USDA’s June U.S. and world wheat supply and demand estimates were contrary to trade expectations. The trade was expecting a 2 percent reduction in U.S. winter wheat production. The USDA raised the production estimate 2 percent compared to the May WASDE estimate.

The trade projected U.S. winter wheat production to be 1.392 billion bushels, down from USDA’s May estimate of 1.424 billion bushels. USDA’s June winter wheat production estimate was 1.45 billion bushels.

USDA projected world wheat production to be 24.6 billion bushels. USDA’s May estimate was 24.4 billion bushels. Last year’s world wheat production was 23.8 billion bushels. Record world wheat production was 25.1 billion bushels in 2009.

United States wheat ending stocks for the 2011-2012 marketing year was lowered from May’s 702 million bushels to 687 million bushels. The world wheat ending stocks estimate was 6.8 billion bushels. World 2010-2011 marketing year ending stocks are projected to be 6.7 billion bushels.

No changes were made from May’s projected U.S. wheat use. With higher world wheat production and stocks, the projected 1.05 billion bushels exports in 2011-2012 may be too high.

Russia, which did not export wheat in 2010-2011, is now selling wheat for export.

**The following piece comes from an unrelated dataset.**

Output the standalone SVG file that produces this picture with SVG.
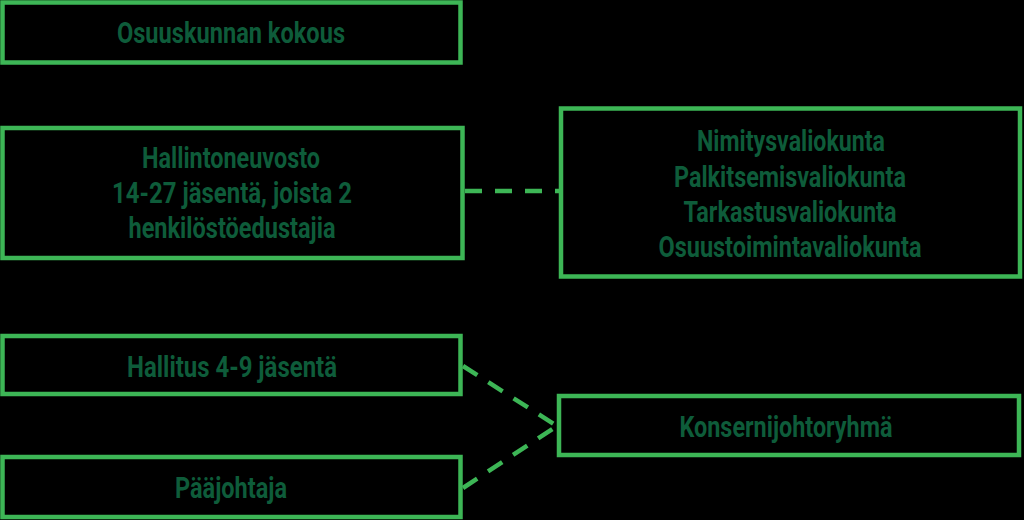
<svg xmlns="http://www.w3.org/2000/svg" width="1024" height="520" viewBox="0 0 1024 520">
<style>
.box{fill:#000;stroke:#3db656;stroke-width:4.5}
.lbl{font-family:Roboto,"Liberation Sans",sans-serif;font-weight:700;font-size:29px;fill:#0e5c3a;text-anchor:middle}
.dash{fill:none;stroke:#3db656;stroke-width:4.5;stroke-dasharray:17 13}
</style>
<rect x="0" y="0" width="1024" height="520" fill="#000"/>
<g id="connectors">
<line class="dash" x1="465" y1="191" x2="559" y2="191"/>
<line class="dash" x1="463" y1="366" x2="557" y2="426"/>
<line class="dash" x1="463" y1="488" x2="557" y2="426"/>
</g>
<g id="osuuskunnan-kokous">
<rect class="box" x="2.5" y="2.5" width="458" height="60"/>
<text class="lbl" x="231" y="43" textLength="228" lengthAdjust="spacingAndGlyphs">Osuuskunnan kokous</text>
</g>
<g id="hallintoneuvosto">
<rect class="box" x="2.5" y="128" width="460" height="130"/>
<text class="lbl" x="231" y="168" textLength="178" lengthAdjust="spacingAndGlyphs">Hallintoneuvosto</text>
<text class="lbl" x="232" y="203" textLength="240" lengthAdjust="spacingAndGlyphs">14-27 jäsentä, joista 2</text>
<text class="lbl" x="232" y="238" textLength="207" lengthAdjust="spacingAndGlyphs">henkilöstöedustajia</text>
</g>
<g id="valiokunnat">
<rect class="box" x="561" y="108.5" width="459" height="168"/>
<text class="lbl" x="791" y="151" textLength="188" lengthAdjust="spacingAndGlyphs">Nimitysvaliokunta</text>
<text class="lbl" x="790" y="187" textLength="232" lengthAdjust="spacingAndGlyphs">Palkitsemisvaliokunta</text>
<text class="lbl" x="790" y="222" textLength="213" lengthAdjust="spacingAndGlyphs">Tarkastusvaliokunta</text>
<text class="lbl" x="790" y="257" textLength="263" lengthAdjust="spacingAndGlyphs">Osuustoimintavaliokunta</text>
</g>
<g id="hallitus">
<rect class="box" x="2.5" y="336" width="458" height="58"/>
<text class="lbl" x="232" y="377" textLength="210" lengthAdjust="spacingAndGlyphs">Hallitus 4-9 jäsentä</text>
</g>
<g id="paajohtaja">
<rect class="box" x="2.5" y="457" width="458" height="60"/>
<text class="lbl" x="231" y="498" textLength="112" lengthAdjust="spacingAndGlyphs">Pääjohtaja</text>
</g>
<g id="konsernijohtoryhma">
<rect class="box" x="559" y="396" width="460" height="59"/>
<text class="lbl" x="786" y="437" textLength="213" lengthAdjust="spacingAndGlyphs">Konsernijohtoryhmä</text>
</g>
</svg>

During the 2010-2011 wheat marketing year, former Soviet Union countries exported 225 million bushels. USDA’s estimate for the 2011-2012 marketing year is 452 million bushels. Much of this increase may be at the cost of U.S. exports.

It was reported that Russia’s first export wheat was sold for $70 per metric ton ($1.90/bu) less than U.S. export wheat. Russia and the FSU countries have a large transportation advantage to Middle Eastern and North African countries.

The initial market price reaction was little to no change. First, the market may not believe USDA’s estimates. Second, estimated corn production was lowered from 13.4 billion bushels to 13.2 billion. Corn ending stocks were projected to be 695 million bushels compared to 900 million bushels in the USDA’s May WASDE report.

Lower corn stocks will support soft red winter wheat prices and will have a positive impact on hard red winter wheat prices.

The projections in the June WASDE report highlight the risk for wheat prices. If, and that is a big IF, world wheat production ends up above current projections, U.S. wheat exports will be lower than projected and wheat prices will decline.

The wheat marketing year price trend is normally set in late August and early September. Given production uncertainty, wheat prices will remain volatile. In November, the KCBT December wheat contract price could easily be $12 or $8. At this writing, the KCBT December contract price is $9.25.

It costs about 7 cents per bushel per month (4 cents storage + 3 cents interest) to store wheat in commercial storage. That is 35 cents for the next five months. Thirty-five cents is less than some days’ price moves.

Oklahoma’s local elevator basis is about a minus 35 cents. Texas panhandle basis are in the minus 50-cent range. This is a very favorable basis and could easily decline 20 to 30 cents. The basis is telling producers to sell now.

The bottom line is that no one knows what prices will do. If you can’t afford lower prices, sell your wheat now. If you can afford the price risk, consider selling one-third of the wheat now, one-third in late September/early October, and the final one-third in November.